Michael and I saw each other a few times afterward. As it was fizzling out, I discovered a bar near me that plays country twice per week (a rarity where I live). I met a group of people around my age, including Kevin. He knew the dance to almost every song (I have a weakness for line dancing) and seemed friendly, so when he asked me to get a drink with him, I figured (1) what was the harm? and (2) why would I reject someone I’m going to see every time I want to listen to some country music?

The day of our plans, he blew me off. I found out why a few days later:
These two events happened in a span of four months. I may give off the kind of girl you marry vibes, but still.

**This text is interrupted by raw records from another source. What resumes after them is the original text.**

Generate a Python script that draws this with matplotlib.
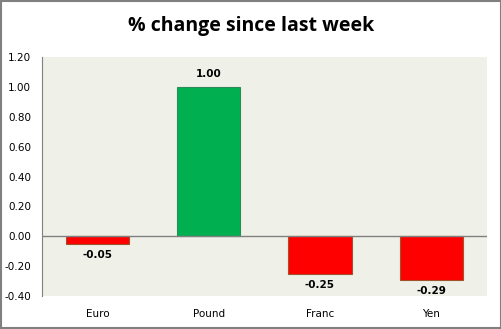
import numpy as np
import matplotlib
matplotlib.use("Agg")
import matplotlib.pyplot as plt
from matplotlib.patches import Rectangle

# data
currencies = ["Euro", "Pound", "Franc", "Yen"]
changes = [-0.05, 1.00, -0.25, -0.29]
yticks = [-0.40, -0.20, 0.00, 0.20, 0.40, 0.60, 0.80, 1.00, 1.20]

fig = plt.figure(figsize=(5.02, 3.29), dpi=100)
ax = fig.add_axes([0.0837, 0.1003, 0.886, 0.7264])
ax.set_facecolor("#eff1e8")

x = np.arange(len(currencies))
colors = ["#ff0000" if v < 0 else "#00b050" for v in changes]
edges = ["#a0522d" if v < 0 else "#2e8b57" for v in changes]
ax.bar(x, changes, width=0.57, color=colors, edgecolor=edges, linewidth=0.8, zorder=3)

for xi, v in zip(x, changes):
    if v >= 0:
        ax.text(xi, v + 0.05, "%.2f" % v, ha="center", va="bottom", fontsize=7.5, fontweight="bold")
    else:
        ax.text(xi, v - 0.04, "%.2f" % v, ha="center", va="top", fontsize=7.5, fontweight="bold")

ax.axhline(0, color="#808080", linewidth=1, zorder=4)
ax.set_xlim(-0.5, len(currencies) - 0.5)
ax.set_ylim(-0.4, 1.2)
ax.set_yticks(yticks)
ax.set_yticklabels(["%.2f" % t for t in yticks], fontsize=7.5)
ax.set_xticks(x)
ax.set_xticklabels(currencies, fontsize=7.5)
ax.tick_params(axis="both", length=0, pad=9)
ax.tick_params(axis="y", pad=8)
for s in ["top", "right", "bottom"]:
    ax.spines[s].set_visible(False)
ax.spines["left"].set_color("#808080")

fig.text(0.5, 0.92, "% change since last week", ha="center", va="center",
         fontsize=14, fontweight="bold", family="Open Sans")

# grey frame around the whole chart
fig.patches.append(Rectangle((0.002, 0.003), 0.996, 0.994, transform=fig.transFigure,
                             fill=False, edgecolor="#808080", linewidth=1.5))

fig.savefig("out.png", dpi=100)
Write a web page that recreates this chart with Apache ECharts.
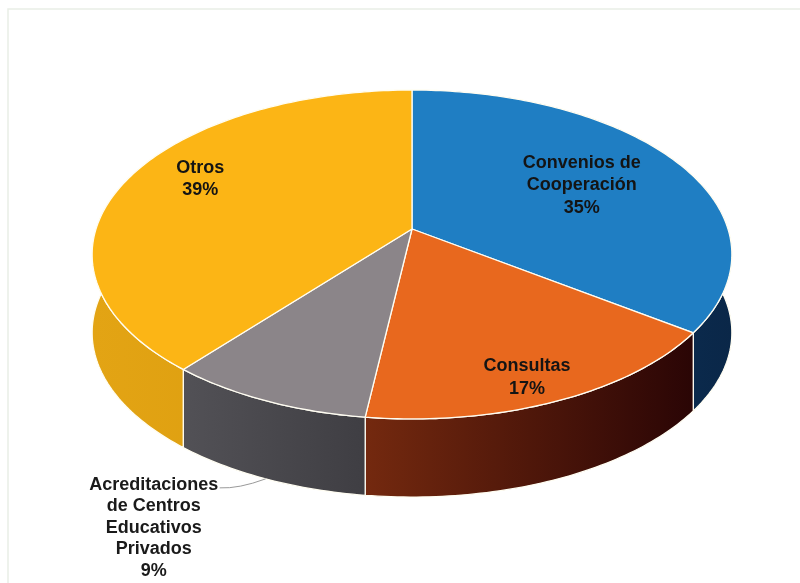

To quote Ad Nauseam, the bottom line is this:
Here’s the problem with this supposed effort to be a “good guy” about not wanting something that no one has offered; it ruins things. The fun part of starting anything new (a new job, new friendship or, yes, new relationship) is the adventure of it, the excitement of not knowing what will happen. But if you pee on the fire before it has a chance to burn properly, that excitement disappears and there’s little reason to hang around. 

Kevin and I aren’t friends. But for the sake of full disclosure, I still think he’s a really good line dancer.

1 comment:

  1. It's frustrating when guys assume the girl they just met must want to pin them down and marry them asap! Like, what makes you so special buddy?

    That said, I would have respect for someone who could save both of us time by being honest about what they're looking for upfront, but I think there's a nice adult way of saying it. If after a couple times of hanging out someone said "What would you ideally like to see happen between us? Because I'm not sure I'm ready for a relationship," I would be thankful to know that sooner than later. It's better than being strung along by someone acting like they want to take things seriously, just to disappear after getting you into bed. It's also unfair that a guy thinks he's a hero for making it clear he doesn't want a relationship, but a girl who is honest about wanting one (but not necessarily with you!) is labeled crazy.

    And do you think for some people maybe deep down the reason the preemptive/defensive strike of "I don't want a relationship" hurts is because we feel like someone is closing us off before even giving us a chance?